Synthesis, Crystal Structure, and Resolution of [10](1,6)Pyrenophane: An Inherently Chiral [n]Cyclophane

A synthetic approach to a set of three inherently chiral [n]­cyclophanes, [n]­(1,6)­pyrenophanes (29a–c, n = 8–10) was investigated. Progress toward 29a was thwarted by the failure of the key dithiacyclophane-forming reaction. For the next higher homologue, the synthesis was completed, but the desired [9]­(1,6)­pyrenophane (29b) could only be partially separated from an isomeric pyrenophane, [9]­(1,8)­pyrenophane (28b), and an unidentified byproduct. Work aimed at the synthesis of the next higher homologue resulted in the isolation of a 7:4 mixture of [10]­(1,8)­pyrenophane (28c) and [10]­(1,6)­pyrenophane (29c), which could not be separated by column chromatography or crystallization.

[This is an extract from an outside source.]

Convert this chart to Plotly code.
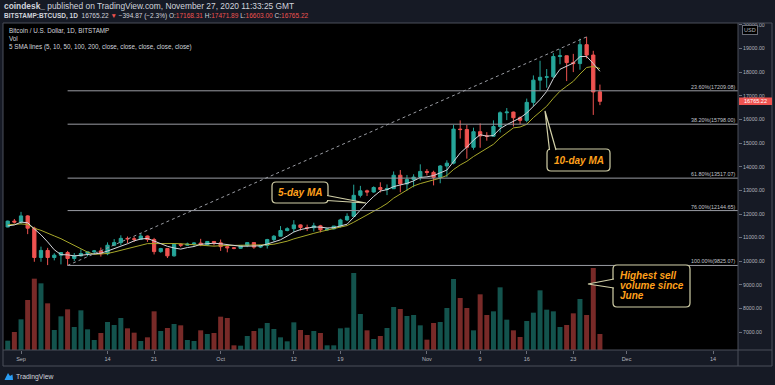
import plotly.graph_objects as go
import pandas as pd

# ---------------- data ----------------
dates = pd.date_range("2020-08-30", "2020-11-27", freq="D")

opens = [11450, 11700,
         11660, 11920, 11400, 10160, 10460, 10160, 10260, 10370, 10120, 10230,
         10330, 10400, 10440, 10320, 10680, 10790, 10970, 10950, 10930, 11070,
         10920, 10410, 10540, 10230, 10720, 10680, 10730, 10770, 10700, 10840,
         10780, 10620, 10570, 10550, 10670, 10790, 10600, 10670, 10920, 11060,
         11300, 11380, 11540, 11430, 11420, 11500, 11330, 11370, 11490, 11750,
         11900, 12790, 12980, 12930, 13120, 13040, 13070, 13640, 13270, 13460, 13560,
         13800, 13760, 13550, 14030, 14150, 15590, 15570, 14820, 15480, 15300,
         15290, 15700, 16280, 16310, 16070, 15960, 16720, 17660, 17780, 17800,
         18660, 18690, 18400, 18360, 19160, 18720, 17168.31]
highs = [11720, 11790,
         12090, 11950, 11460, 10620, 10570, 10340, 10390, 10440, 10350, 10500,
         10400, 10480, 10580, 10800, 10940, 11100, 11050, 11040, 11180, 11090,
         10990, 10570, 10550, 10760, 10770, 10790, 10800, 10950, 10860, 10850,
         10920, 10650, 10600, 10690, 10800, 10800, 10690, 10950, 11110, 11490,
         11440, 11740, 11560, 11550, 11630, 11540, 11400, 11490, 11800, 12030,
         13240, 13190, 13030, 13170, 13340, 13250, 13800, 13860, 13650, 13680, 14100,
         13900, 13830, 14070, 14270, 15770, 15960, 15770, 15650, 15830, 15460,
         15960, 16340, 16480, 16330, 16130, 16880, 17860, 18480, 18130, 18800,
         18970, 18700, 18770, 19410, 19490, 18900, 17471.89]
lows = [11440, 11600,
        11580, 11150, 9980, 9980, 9840, 10040, 9870, 9825.07, 10010, 10200,
        10210, 10300, 10200, 10260, 10640, 10680, 10770, 10820, 10900, 10820,
        10290, 10360, 10140, 10200, 10600, 10650, 10620, 10640, 10650, 10670,
        10440, 10380, 10510, 10530, 10600, 10530, 10560, 10540, 10840, 11060,
        11270, 11230, 11300, 11280, 11260, 11220, 11300, 11350, 11430, 11700,
        11890, 12700, 12760, 12900, 12910, 12800, 13060, 12920, 12990, 13130, 13420,
        13630, 13210, 13300, 13560, 14100, 15190, 14340, 14720, 14800, 15100,
        15280, 15450, 15970, 15700, 15800, 15880, 16560, 17220, 17340, 17750,
        18330, 17620, 18000, 18100, 18580, 16190, 16603.00]
closes = [11700, 11660,
          11920, 11400, 10160, 10460, 10160, 10260, 10370, 10120, 10230, 10330,
          10400, 10440, 10320, 10680, 10790, 10970, 10950, 10930, 11070, 10920,
          10410, 10540, 10230, 10720, 10680, 10730, 10770, 10700, 10840, 10780,
          10620, 10570, 10550, 10670, 10790, 10600, 10670, 10920, 11060, 11300,
          11380, 11540, 11430, 11420, 11500, 11330, 11370, 11490, 11750, 11900,
          12790, 12980, 12930, 13120, 13040, 13070, 13640, 13270, 13460, 13560, 13800,
          13760, 13550, 14030, 14150, 15590, 15570, 14820, 15480, 15300, 15290,
          15700, 16280, 16310, 16070, 15960, 16720, 17660, 17780, 17800, 18660,
          18690, 18400, 18360, 19160, 18720, 17160.09, 16765.22]
# volume, thousand BTC
volumes = [2.8, 5.4,
           9.2, 15.0, 21.4, 20.0, 14.0, 6.0, 10.1, 12.2, 6.9, 11.9,
           6.2, 3.0, 5.1, 8.4, 7.5, 9.6, 6.5, 5.2, 2.7, 3.8,
           11.6, 5.7, 6.6, 7.8, 7.4, 3.0, 2.7, 5.9, 4.8, 5.1,
           10.0, 9.6, 1.4, 1.3, 4.2, 5.7, 6.5, 8.1, 6.3, 3.8,
           2.6, 8.3, 6.0, 4.5, 5.7, 5.1, 1.4, 1.4, 6.5, 6.7,
           23.1, 10.8, 5.9, 3.3, 4.2, 6.6, 12.9, 12.3, 10.2, 10.5, 7.4,
           3.1, 8.1, 8.4, 12.6, 21.3, 15.6, 12.6, 5.9, 16.7, 10.5,
           11.6, 18.8, 9.1, 5.9, 3.9, 8.7, 11.2, 17.9, 12.1, 11.6,
           6.9, 7.5, 11.0, 15.3, 10.5, 24.6, 4.8]
# closes Aug 21 - Aug 29, used only to seed the moving averages
pre_closes = [11530, 11680, 11650, 11760, 11330, 11470, 11320, 11530, 11470]

fib_low = 9825.07
fib_high = 19490.00
fib_start = "2020-09-08"
trend_end = "2020-11-25"
fib_ratios = [0.236, 0.382, 0.618, 0.76, 1.0]

tick_dates = ["2020-09-01", "2020-09-14", "2020-09-21", "2020-10-01", "2020-10-12",
              "2020-10-19", "2020-11-01", "2020-11-09", "2020-11-16", "2020-11-23",
              "2020-12-01", "2020-12-14"]
tick_labels = ["Sep", "14", "21", "Oct", "12", "19", "Nov", "9", "16", "23", "Dec", "14"]
price_ticks = list(range(7000, 20001, 1000))

# ---------------- styling / layout constants ----------------
W, H = 775, 385
L, T, R, B = 3, 23, 738, 350
BG = "#161a25"
UP, DN = "#26a69a", "#ef5350"
UPV, DNV = "rgba(38,166,154,0.5)", "rgba(239,83,80,0.5)"
TXT = "#b2b5be"
FRAME = "#4a4e5a"
FIB = "#9a9ca3"
BOX = "#d2d0a8"
ORANGE = "#ffa01c"
FONT = "Liberation Sans"
YMIN, YMAX = 6250, 20076
XR = ["2020-08-29 07:00", "2020-12-17 18:00"]


def px(x):
    return (x - L) / (R - L)


def py(y):
    return (B - y) / (B - T)


def price_to_pix(p):
    return B - (p - YMIN) / (YMAX - YMIN) * (B - T)


def rrect(x0, y0, x1, y1, r):
    pts = [("M", [(x0 + r, y0)]), ("L", [(x1 - r, y0)]), ("Q", [(x1, y0), (x1, y0 + r)]),
           ("L", [(x1, y1 - r)]), ("Q", [(x1, y1), (x1 - r, y1)]), ("L", [(x0 + r, y1)]),
           ("Q", [(x0, y1), (x0, y1 - r)]), ("L", [(x0, y0 + r)]), ("Q", [(x0, y0), (x0 + r, y0)])]
    s = ""
    for cmd, ps in pts:
        s += cmd + " " + " ".join(f"{px(a):.5f},{py(b):.5f}" for a, b in ps) + " "
    return s + "Z"


def wedge(b1, tip, b2):
    return (f"M {px(b1[0]):.5f},{py(b1[1]):.5f} L {px(tip[0]):.5f},{py(tip[1]):.5f} "
            f"L {px(b2[0]):.5f},{py(b2[1]):.5f}")


def label(x, y, text, size, color, xanchor="left", **kw):
    d = dict(xref="paper", yref="paper", x=px(x), y=py(y), xanchor=xanchor, yanchor="middle",
             showarrow=False, borderpad=0, text=text,
             font=dict(family=FONT, size=size, color=color))
    d.update(kw)
    return d


# ---------------- derived series ----------------
allc = pd.Series(pre_closes + closes)
sma5 = allc.rolling(5).mean().iloc[len(pre_closes):].tolist()
sma10 = allc.rolling(10).mean().iloc[len(pre_closes):].tolist()
vol_colors = [UPV if c >= o else DNV for o, c in zip(opens, closes)]

fig = go.Figure()
fig.add_trace(go.Bar(x=dates, y=volumes, yaxis="y2", width=0.75 * 86400000,
                     marker=dict(color=vol_colors, line=dict(width=0)),
                     showlegend=False, hoverinfo="skip"))
fig.add_trace(go.Candlestick(x=dates, open=opens, high=highs, low=lows, close=closes,
                             increasing=dict(line=dict(color=UP, width=1), fillcolor=UP),
                             decreasing=dict(line=dict(color=DN, width=1), fillcolor=DN),
                             whiskerwidth=0, showlegend=False))
fig.add_trace(go.Scatter(x=dates, y=sma10, mode="lines", line=dict(color="#a8a82a", width=1),
                         showlegend=False, hoverinfo="skip"))
fig.add_trace(go.Scatter(x=dates, y=sma5, mode="lines", line=dict(color="#d4d6db", width=1),
                         showlegend=False, hoverinfo="skip"))

shapes = []
annotations = []

# fibonacci levels
for r in fib_ratios:
    lvl = fib_high - r * (fib_high - fib_low)
    shapes.append(dict(type="line", xref="x", yref="y", x0=fib_start, x1=XR[1], y0=lvl, y1=lvl,
                       line=dict(color=FIB, width=1), layer="above"))
    annotations.append(dict(xref="paper", yref="y", x=px(737), y=lvl, xanchor="right",
                            yanchor="bottom", showarrow=False, borderpad=0,
                            text=f"{r*100:.2f}%({lvl:.2f})",
                            font=dict(family=FONT, size=5.4, color="#c3c5cc")))
# trend line
shapes.append(dict(type="line", xref="x", yref="y", x0=fib_start, y0=fib_low, x1=trend_end,
                   y1=fib_high, line=dict(color=FIB, width=1, dash="3px,3px"), layer="above"))

# frame
shapes += [
    dict(type="rect", xref="paper", yref="paper", x0=px(3), x1=px(772), y0=py(366), y1=py(23),
         line=dict(color=FRAME, width=1)),
    dict(type="line", xref="paper", yref="paper", x0=px(738), x1=px(738), y0=py(366), y1=py(23),
         line=dict(color=FRAME, width=1)),
    dict(type="line", xref="paper", yref="paper", x0=px(3), x1=px(772), y0=py(350), y1=py(350),
         line=dict(color=FRAME, width=1)),
]

# callouts
callouts = [
    dict(box=(272, 182, 328, 203), wedge=((327, 195.5), (366, 203), (327, 200.5))),
    dict(box=(547, 149, 610, 171), wedge=((549.5, 150), (545, 111), (556, 150))),
    dict(box=(613, 265, 690, 307), wedge=((614, 279), (588, 284), (614, 288))),
]
for c in callouts:
    shapes.append(dict(type="path", xref="paper", yref="paper", path=rrect(*c["box"], 4),
                       line=dict(color=BOX, width=1.2), fillcolor="#000000", layer="above"))
    shapes.append(dict(type="path", xref="paper", yref="paper", path=wedge(*c["wedge"]),
                       line=dict(color=BOX, width=1.2), fillcolor="#000000", layer="above"))

annotations.append(label(300, 192.5, "<b><i>5-day MA</i></b>", 10, ORANGE, xanchor="center"))
annotations.append(label(578.5, 160, "<b><i>10-day MA</i></b>", 10, ORANGE, xanchor="center"))
for i, line in enumerate(["Highest sell", "volume since", "June"]):
    annotations.append(label(619, 275.5 + 10 * i, f"<b><i>{line}</i></b>", 10, ORANGE))

# header texts
last = closes[-1]
chg = last - closes[-2]
pct = chg / closes[-2] * 100
red = lambda s: f"<span style='color:{DN}'>{s}</span>"
annotations.append(label(3, 6.5, "<b>coindesk_</b> published on TradingView.com, November 27, 2020 11:33:25 GMT",
                         8.4, "#d1d4dc"))
annotations.append(label(3, 15.5,
                         (f"<b>BITSTAMP:BTCUSD, 1D</b>  {last:.2f} {red('▼')} "
                          f"\u2212{abs(chg):.2f} (\u2212{abs(pct):.1f}%) "
                          f"O:{red(f'{opens[-1]:.2f}')} H:{red(f'{highs[-1]:.2f}')} "
                          f"L:{red(f'{lows[-1]:.2f}')} C:{red(f'{last:.2f}')}"),
                         6.5, "#d1d4dc"))
for yy, t in [(30.5, "Bitcoin / U.S. Dollar, 1D, BITSTAMP"), (39, "Vol"),
              (47, "5 SMA lines (5, 10, 50, 100, 200, close, close, close, close, close)")]:
    annotations.append(label(8, yy, t, 6.3, "#d1d4dc"))

# USD badge and last price label
annotations.append(label(750, 30, "USD", 5.5, TXT, xanchor="center", bgcolor="#000000",
                         bordercolor="#6a6d78", borderwidth=1, borderpad=1))
ly = price_to_pix(last)
shapes.append(dict(type="rect", xref="paper", yref="paper", x0=px(739), x1=px(772),
                   y0=py(ly + 3.8), y1=py(ly - 3.8), fillcolor=DN, line=dict(width=0)))
annotations.append(label(755.5, ly, f"{last:.2f}", 5.5, "#ffffff", xanchor="center"))

# TradingView footer
shapes.append(dict(type="path", xref="paper", yref="paper",
                   path=(f"M {px(4.5):.5f},{py(380):.5f} L {px(8):.5f},{py(373):.5f} "
                         f"L {px(10):.5f},{py(376):.5f} L {px(12.5):.5f},{py(374.5):.5f} "
                         f"L {px(13):.5f},{py(380):.5f} Z"),
                   fillcolor="#2a9df4", line=dict(width=0)))
annotations.append(label(14.5, 376.5, "TradingView", 6.8, "#d1d4dc"))

fig.update_layout(
    width=W, height=H,
    margin=dict(l=L, r=W - R, t=T, b=H - B, pad=0),
    paper_bgcolor=BG, plot_bgcolor="#000000",
    showlegend=False, hovermode=False,
    xaxis=dict(type="date", range=XR, tickvals=tick_dates, ticktext=tick_labels,
               ticks="outside", ticklen=3, tickcolor="#6a6d78",
               tickfont=dict(family=FONT, size=5.5, color=TXT),
               showgrid=False, zeroline=False, showline=False,
               rangeslider=dict(visible=False)),
    yaxis=dict(side="right", range=[YMIN, YMAX], tickvals=price_ticks,
               ticktext=[f"{v:.2f}" for v in price_ticks], ticks="outside", ticklen=3,
               tickcolor="#6a6d78", tickfont=dict(family=FONT, size=5.2, color=TXT),
               showgrid=False, zeroline=False, showline=False),
    yaxis2=dict(overlaying="y", range=[0, 98.1], visible=False),
    shapes=shapes, annotations=annotations,
)

fig.write_html("out.html", config={"displayModeBar": False, "staticPlot": True},
               post_script="document.body.style.margin='0';document.body.style.padding='0';"
                           "document.body.style.background='" + BG + "';")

However, single-crystal X-ray structures of 28c and 29c were obtained after manual separation of two crystals with different morphologies from the same batch of crystals obtained from the 7:4 mixture of 28c and 29c. The pyrene system of 29c was found to have a gentle end-to-end bend as well as a significant longitudinal twist. Short intermolecular C­(sp3)–H···π contacts (2.64 to 2.76 Å) between H-atoms on the bridge and the centroids of three of the four six-membered rings of the pyrene system of a neighboring pyrenophane of like chirality give rise to the formation of single enantiomer columns. From a DNMR study of the mixture of 28c and 29c, the bridge in [10]­(1,8)­pyrenophane (28c) was found to undergo a conformational flip from one side of the pyrene system to the other with ΔG⧧ = 14.9 ± 0.2 kcal/mol. A two-stage preparative HPLC protocol was subsequently developed for the separation of 28c and 29c (Chiralpak AD-H column) and then the enantiomers of 29c (Chiralcel OJ-H column). This enabled the measurement of their optical rotations and CD spectra.